Generative Engine Optimization (GEO) as a Revenue Model
Amid this turmoil, Generative Engine Optimization (GEO) has emerged as an alternative revenue strategy. GEO shifts the focus from traditional search engine optimization (SEO) to enhancing visibility within AI-generated results. Unlike SEO, which targets crawler indexing, GEO aims to optimize for knowledge pipelines feeding large language models, making relationships with high-trust outlets crucial.
This new model fundamentally alters the visibility economics for publishers. Users now encounter single AI-generated answers rather than a list of sources, compressing the revenue potential for publishers. Although some are monetizing GEO insights, they face significant lag in revenue generation compared to traditional licensing agreements.
Regulatory Pressures Intensify
Regulatory scrutiny has added layers to the licensing discussion. The UK has shifted its stance from opting out of AI content usage to advocating for structured licensing approaches.

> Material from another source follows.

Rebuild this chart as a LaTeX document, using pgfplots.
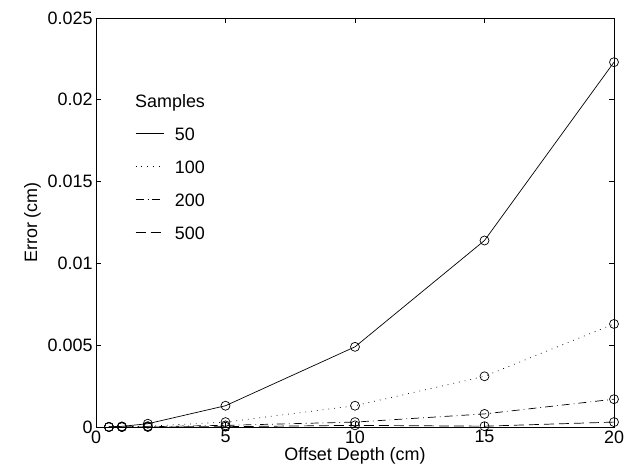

Concurrently, U.S. regulatory bodies, including the FTC and DOJ, are examining whether AI’s encroachment on traditional journalism undermines the industry’s viability.
Google is also under investigation by the EU for its AI Overview practices, which could further complicate its licensing negotiations. As publishers feel the pressure from regulatory bodies, there is a growing willingness to expedite licensing deals rather than wait for uncertain legislative outcomes.
- AI Licensing: Rapidly expanding with platforms like Meta and Microsoft entering the market.
- Publisher Demands: Focus on compensation, transparency, and control over content visibility.
- GEO: A new strategy reshaping publisher visibility and revenue potential.
- Regulatory Scrutiny: Ongoing investigations influencing the licensing landscape.